Despite lower gas demand in Lithuania, the volumes of gas transported to Latvia are growing rapidly. In the first half of 2023, 10 terawatt-hours (TWh) of gas was transferred via pipeline to Latvia for storage at the Inchukalnis underground storage facility and for the needs of the Baltic States and Finland. This is an increase of 27 per cent compared to the first half of 2022, according to the country’s natural gas transmission operator Amber Grid. The volume of gas transferred to Latvia in six months is equivalent to two-thirds of Lithuania’s annual gas consumption.

“With market participants transporting large volumes of gas to storage in Latvia this half-year, we assume that we will be ready in time for the winter season,” said Nemunas Biknius, CEO of Amber Grid. “The region is well and well ahead of the cold period when gas demand will be at its peak. Not only Lithuanian but also European gas suppliers, who entered our market last year with the opening of the GIPL interconnector, are using the service to transport gas to storage. In addition, the gas pipeline link between Lithuania and Latvia, which was expanded last year and is now being used to its maximum capacity, is helping to fill the Inchukalnis storage facility faster. The gas infrastructure, the investments made and the mature approach of the market players to the situation contribute to enhancing the energy security of the Baltic region and preparing for the upcoming winter.”

According to Gas Infrastructure Europe, the Latvian Inchukalnis gas storage facility is 66 per cent full or 15 TWh of gas. European gas storage facilities are already 82 per cent full.

In January-June 2023, a total of 18.8 TWh of gas was transported into the Lithuanian gas transmission system, excluding transit to the Kaliningrad region. This is essentially the same as last year at the same time when 19.1 TWh of gas was delivered to Lithuania. Most of these imports (around 66 per cent) were transited to other EU countries.

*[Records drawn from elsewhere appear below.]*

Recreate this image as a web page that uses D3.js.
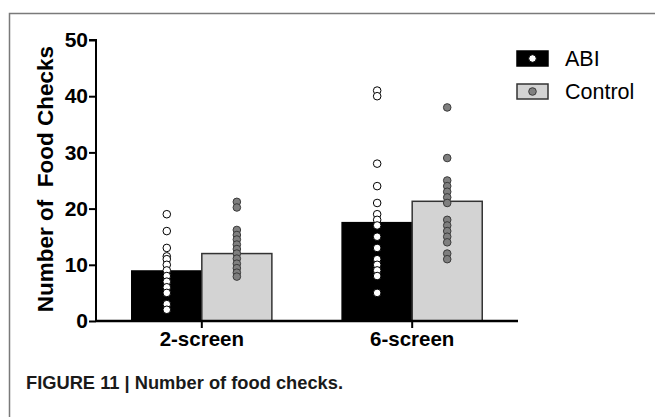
<!DOCTYPE html>
<html><head><meta charset="utf-8">
<script src="https://cdn.jsdelivr.net/npm/d3@7/dist/d3.min.js"></script>
<style>
html,body{margin:0;padding:0;background:#fff;}
svg{display:block;}
</style></head>
<body>
<svg id="chart" width="655" height="417"></svg>
<script>
const categories = ["2-screen", "6-screen"];
const groups = ["ABI", "Control"];
const abiMeans = [8.9, 17.5];
const controlMeans = [12.0, 21.3];
const abiPoints2 = [19, 16, 13, 11.5, 11, 10, 9, 8, 7, 6, 5, 3, 2];
const controlPoints2 = [21.2, 20.2, 16.2, 15.3, 14.5, 13.6, 12.8, 12, 11.1, 10.2, 9.4, 8.6, 7.9];
const abiPoints6 = [41, 40, 28, 24, 21, 19, 18, 17, 15, 13, 11, 10, 9, 8, 5];
const controlPoints6 = [38, 29, 25, 24, 23, 22, 21, 18, 17, 16, 15, 14, 12, 11];
const yTicks = [0, 10, 20, 30, 40, 50];

const svg = d3.select("#chart");
const W = 655, H = 417;

// frame
svg.append("path")
  .attr("d", `M9.5,${H} L9.5,13.5 L${W},13.5`)
  .attr("fill", "none").attr("stroke", "#7a7a7a").attr("stroke-width", 1.5);

const x0 = d3.scaleBand().domain(categories).range([96, 518]).paddingInner(0.334).paddingOuter(0.17);
const x1 = d3.scaleBand().domain(groups).range([0, x0.bandwidth()]);
const y = d3.scaleLinear().domain([0, 50]).range([321, 40]);

const fills = {ABI: "#000000", Control: "#d3d3d3"};
const dotFill = {ABI: "#ffffff", Control: "#7f7f7f"};
const dotStroke = {ABI: "#000000", Control: "#3a3a3a"};

const barData = [];
categories.forEach((c, i) => {
  barData.push({cat: c, grp: "ABI", v: abiMeans[i]});
  barData.push({cat: c, grp: "Control", v: controlMeans[i]});
});
const pts = [
  {cat: "2-screen", grp: "ABI", vals: abiPoints2},
  {cat: "2-screen", grp: "Control", vals: controlPoints2},
  {cat: "6-screen", grp: "ABI", vals: abiPoints6},
  {cat: "6-screen", grp: "Control", vals: controlPoints6}
];

svg.append("g").selectAll("rect").data(barData).join("rect")
  .attr("x", d => x0(d.cat) + x1(d.grp))
  .attr("y", d => y(d.v))
  .attr("width", x1.bandwidth())
  .attr("height", d => y(0) - y(d.v))
  .attr("fill", d => fills[d.grp])
  .attr("stroke", d => d.grp === "ABI" ? "#000" : "#333")
  .attr("stroke-width", 1.5);

const dots = [];
pts.forEach(p => p.vals.forEach(v => dots.push({cat: p.cat, grp: p.grp, v})));
svg.append("g").selectAll("circle").data(dots).join("circle")
  .attr("cx", d => x0(d.cat) + x1(d.grp) + x1.bandwidth() / 2)
  .attr("cy", d => y(d.v))
  .attr("r", 3.8)
  .attr("fill", d => dotFill[d.grp])
  .attr("stroke", d => dotStroke[d.grp])
  .attr("stroke-width", 1);

// y axis
const yAxis = svg.append("g").attr("transform", "translate(96,0)")
  .call(d3.axisLeft(y).tickValues(yTicks).tickSize(7).tickPadding(1).tickFormat(d3.format("d")));
yAxis.select(".domain").attr("stroke", "#000").attr("stroke-width", 2).attr("d", `M-7,${y(50)}H0V${y(0)}`);
yAxis.selectAll(".tick line").attr("stroke", "#000").attr("stroke-width", 2);
yAxis.selectAll(".tick text")
  .attr("font-family", "Liberation Sans, Arial, sans-serif").attr("font-weight", "bold")
  .attr("font-size", 21).attr("fill", "#000");

// x axis
const xAxis = svg.append("g").attr("transform", `translate(0,${y(0)})`)
  .call(d3.axisBottom(x0).tickSize(7).tickPadding(3));
xAxis.select(".domain").attr("stroke", "#000").attr("stroke-width", 2.5).attr("d", `M96,0H518`);
xAxis.selectAll(".tick line").attr("stroke", "#000").attr("stroke-width", 2);
xAxis.selectAll(".tick text")
  .attr("font-family", "Liberation Sans, Arial, sans-serif").attr("font-weight", "bold")
  .attr("font-size", 20.5).attr("fill", "#000");

// y title
svg.append("text")
  .attr("transform", "translate(53,179) rotate(-90)")
  .attr("text-anchor", "middle")
  .attr("font-family", "Liberation Sans, Arial, sans-serif").attr("font-weight", "bold")
  .attr("font-size", 22.5).attr("fill", "#000")
  .attr("xml:space", "preserve")
  .style("white-space", "pre")
  .text("Number of  Food Checks");

// legend
const leg = svg.append("g");
groups.forEach((g, i) => {
  const ly = 51 + i * 33;
  leg.append("rect").attr("x", 517).attr("y", ly).attr("width", 31).attr("height", 15)
    .attr("fill", fills[g]).attr("stroke", g === "ABI" ? "#000" : "#333").attr("stroke-width", 1.5);
  leg.append("circle").attr("cx", 532.5).attr("cy", ly + 7.5).attr("r", 3.8)
    .attr("fill", dotFill[g]).attr("stroke", dotStroke[g]).attr("stroke-width", 1);
  leg.append("text").attr("x", 565).attr("y", ly + 7.5).attr("dy", "0.36em")
    .attr("font-family", "Liberation Sans, Arial, sans-serif").attr("font-size", 21.5).attr("fill", "#000")
    .text(g);
});

// caption
svg.append("text")
  .attr("x", 26).attr("y", 389)
  .attr("font-family", "Liberation Sans Narrow, Arial Narrow, Liberation Sans, sans-serif")
  .attr("font-weight", "bold").attr("font-size", 18).attr("fill", "#1a1a1a")
  .attr("textLength", 317).attr("lengthAdjust", "spacingAndGlyphs")
  .text("FIGURE 11 | Number of food checks.");
</script>
</body></html>
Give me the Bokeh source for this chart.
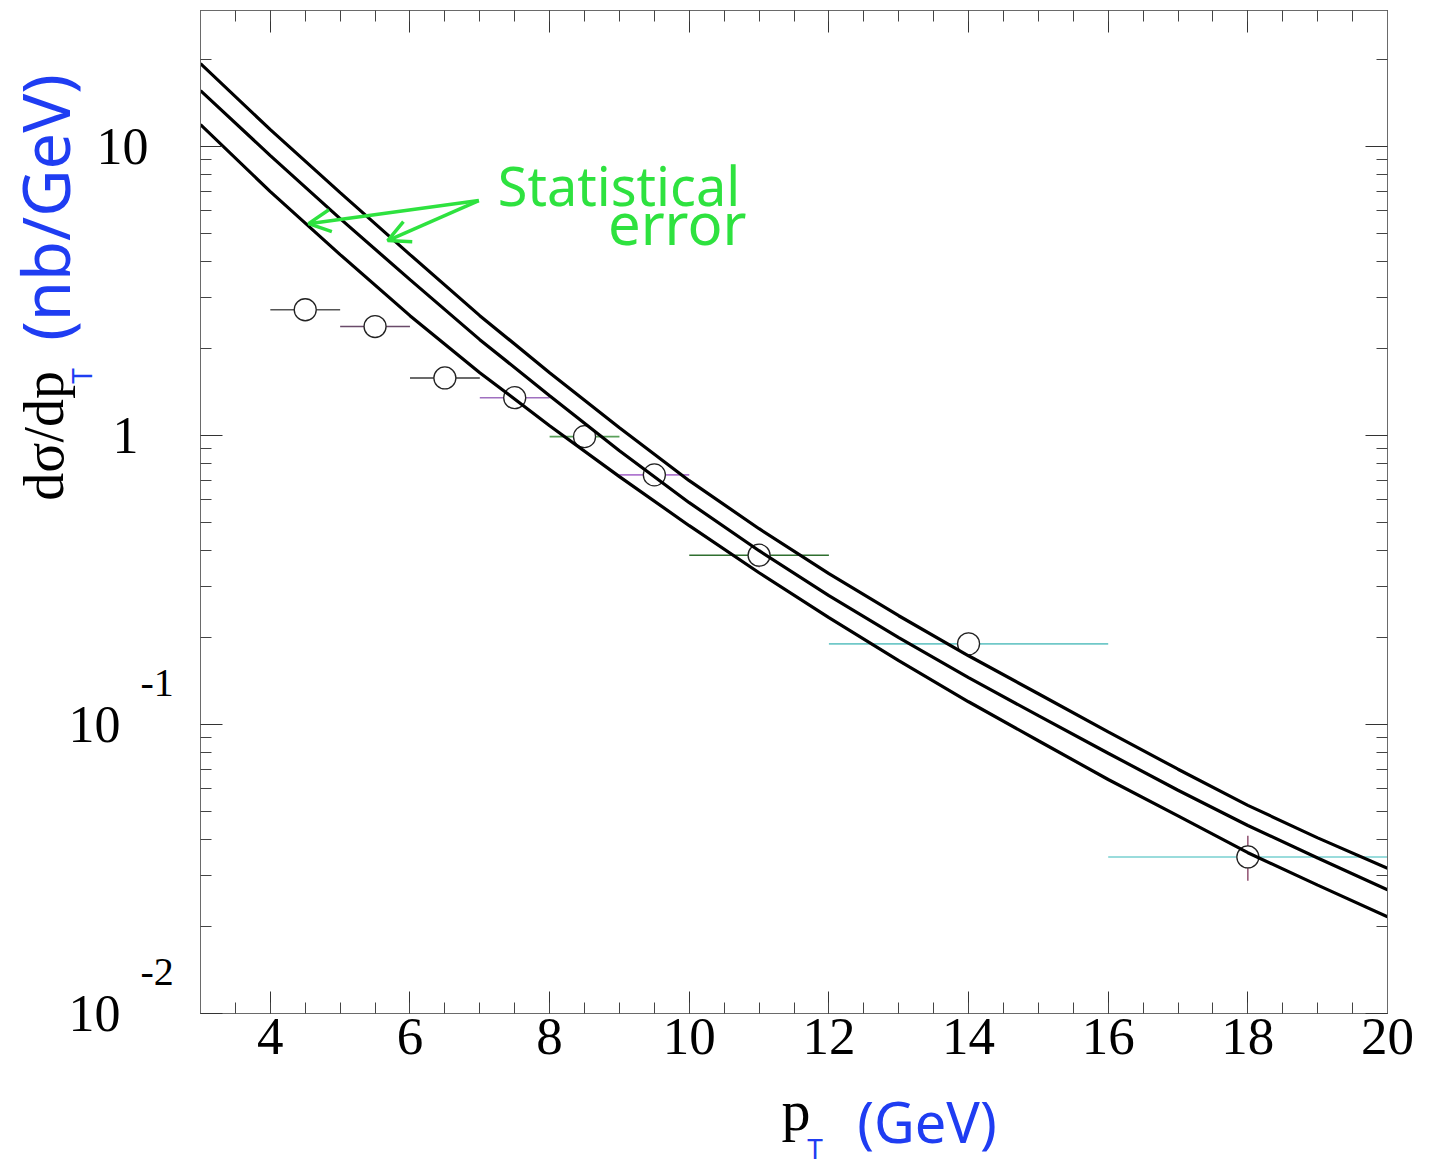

Gas demand in Lithuania continues to decline. In the first half of this year, the country consumed 6.3 TWh of gas, or 34 per cent less than in the first half of 2022, when the country’s gas demand reached 9.6 TWh. Domestic gas consumption declined due to the warm winter weather, high gas prices in the first months of the year and the resulting significant drop in gas use for fertiliser production and urban heating.

The GIPL pipeline connecting Lithuania and Poland transported 2.3 TWh of gas to Europe in January-June 2023 and 1.7 TWh to Lithuania.

The Klaipėda LNG terminal, the main source of gas supply to Lithuania and the other Baltic countries accounted for 87 per cent (16.4 TWh) of the total gas transported into the system in the first half of 2023. Flows from Latvia accounted for 3.9 per cent (0.7 TWh) and from Poland for 9.1 per cent (1.7 TWh).